Warped News, Fake News Pave the Misinformation Superhighway
As if “fake news” wasn’t creating enough negativity and false “facts,” the mainstream media is also using “Warped News” to misinform and mislead. Both of these tactics have become staples of mainstream media reporting as it continues to fuel travel on the Misinformation Superhighway.
Not a new thing
In light of the furor that has recently erupted, it may come as a surprise that “fake news” is nothing new; with respect to the words and actions of an American president, it dates back to the early 1900s.
President Woodrow Wilson once complained about the “fictions” he found, even in reputable newspapers like The New York Times. The difference between now and a century ago is the degree of falsehood and frequency of inaccurate reporting, much of which has been facilitated by electronic media. Political issues are always matters of interpretation and perspective, and media reports typically arrive in public view after having been subjected to some degree of spin.
The spin left
Currently, spin is, ironically, spinning out of control, particularly within mainstream media entities that lean decidedly to the left. Hyper-spin is also found on the right, but with the exception of Fox News, right-leaning news organizations typically fall outside of the mainstream and reach far fewer people than publications like The New York Times and CNN, two once highly respected media organizations that have lost much of their once prized credibility.
President Trump has repeatedly called out The Times and CNN for publishing “fake news.” In fact, as often than not, the coverage provided by these organizations isn’t so much “fake news” as it is “warped news,” wherein a kernel of truth is processed through a cyclonic word processor and emerges twisted almost beyond recognition.
Editorial opinion is often viewed as fake or warped news. It is neither; irrespective of any disclaimer (the views expressed are not, blah, blah, blah) or lack thereof, Opinion pieces and “op-eds” are, as their names imply, opinion. To its credit, even The New York Times (and other left-leaning media outlets) occasionally run opinion pieces that espouse a conservative viewpoint.
Actual news is a far different matter, as mainstream “factual” reports invariably warp to the left. Although the publication of warped news can be a consequence of the honest application of philosophical interpretation to a statement, it tends to be a result of a pointed desire to misrepresent facts.
Leaving out a word
A prime example of warped news is The New York Times coverage of President Trump’s February 24 address at the Conservative Political Action Conference. The Times reported, “His speech also included a promise to throw undocumented immigrants ‘the hell out of the country.’”
Yet, according to the White House transcript, his actual statement was, “As we speak today, immigration officers are finding the gang members, the drug dealers and the criminal aliens, and throwing them the hell out of our country.”
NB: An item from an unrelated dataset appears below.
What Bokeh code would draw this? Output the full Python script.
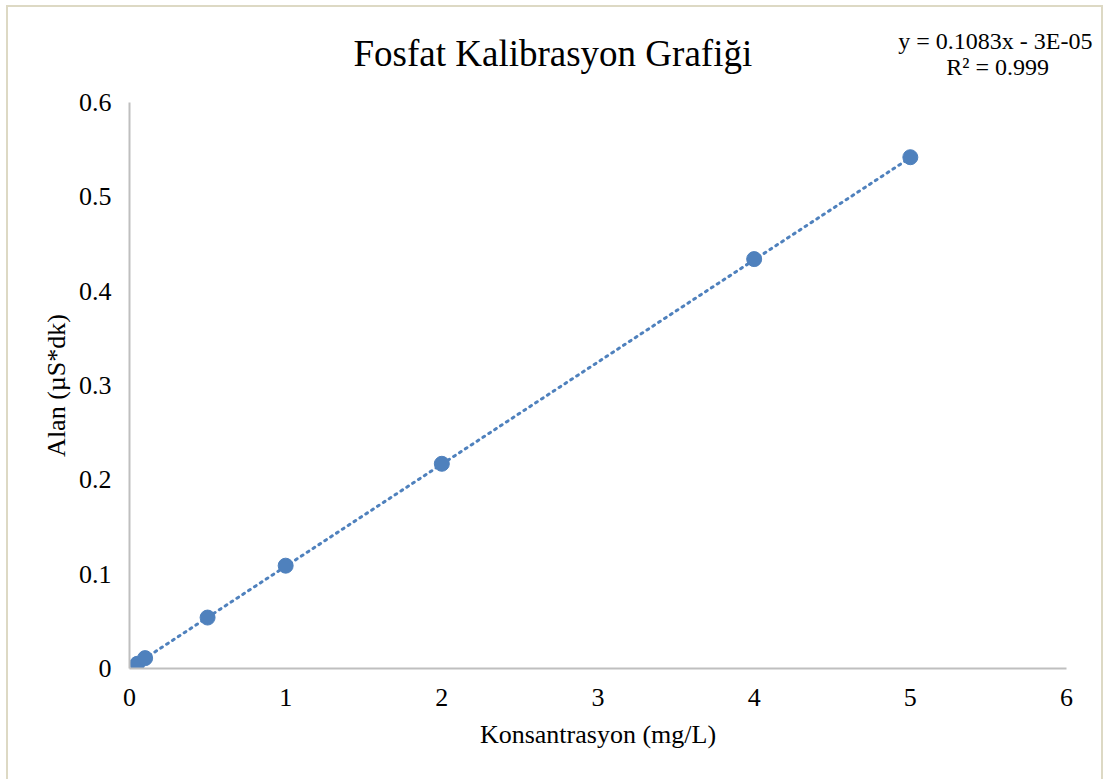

In fact, the word “undocumented” does not appear anywhere in the president’s speech. But there’s a more insidious aspect of warped news. As opposed to “news reports” that present a less than accurate account of a subject, many media organizations misrepresent facts through newspaper headlines or news banners running across a television or computer screen that contain a misrepresentation of the facts.
The “Breaking News” banner appears to be the preferred approach to subliminal news warping as the information it contains doesn’t have to be fake or even warped to achieve its purpose. Examples abound from a variety of media organizations, yet in my experience, CNN wins the “Warpy” award for most warped news most often, largely through the use of “Breaking News” banners.
CNN regularly displays such banners containing news that is anything but breaking. In so doing, it catches the eye of passers-by while also riveting information of questionable accuracy into the consciousness of attentive viewers.
Claiming that a report is “breaking news,” when it is not, imbues it with a false sense of urgency. There is nothing urgent about old news, regardless of whether it’s fake or accurate. But by cloaking it in a banner of urgency, the reporting organization warps the truth by using accurate information to create a false impression.
Don’t believe a word of it
The mainstream media’s use of fake news in combination with warped news all but demands a rewrite of the old canard, “Believe half of what you see and nothing of what you hear” The more appropriate version is, “Believe nothing of what you see, and nothing of what you hear.”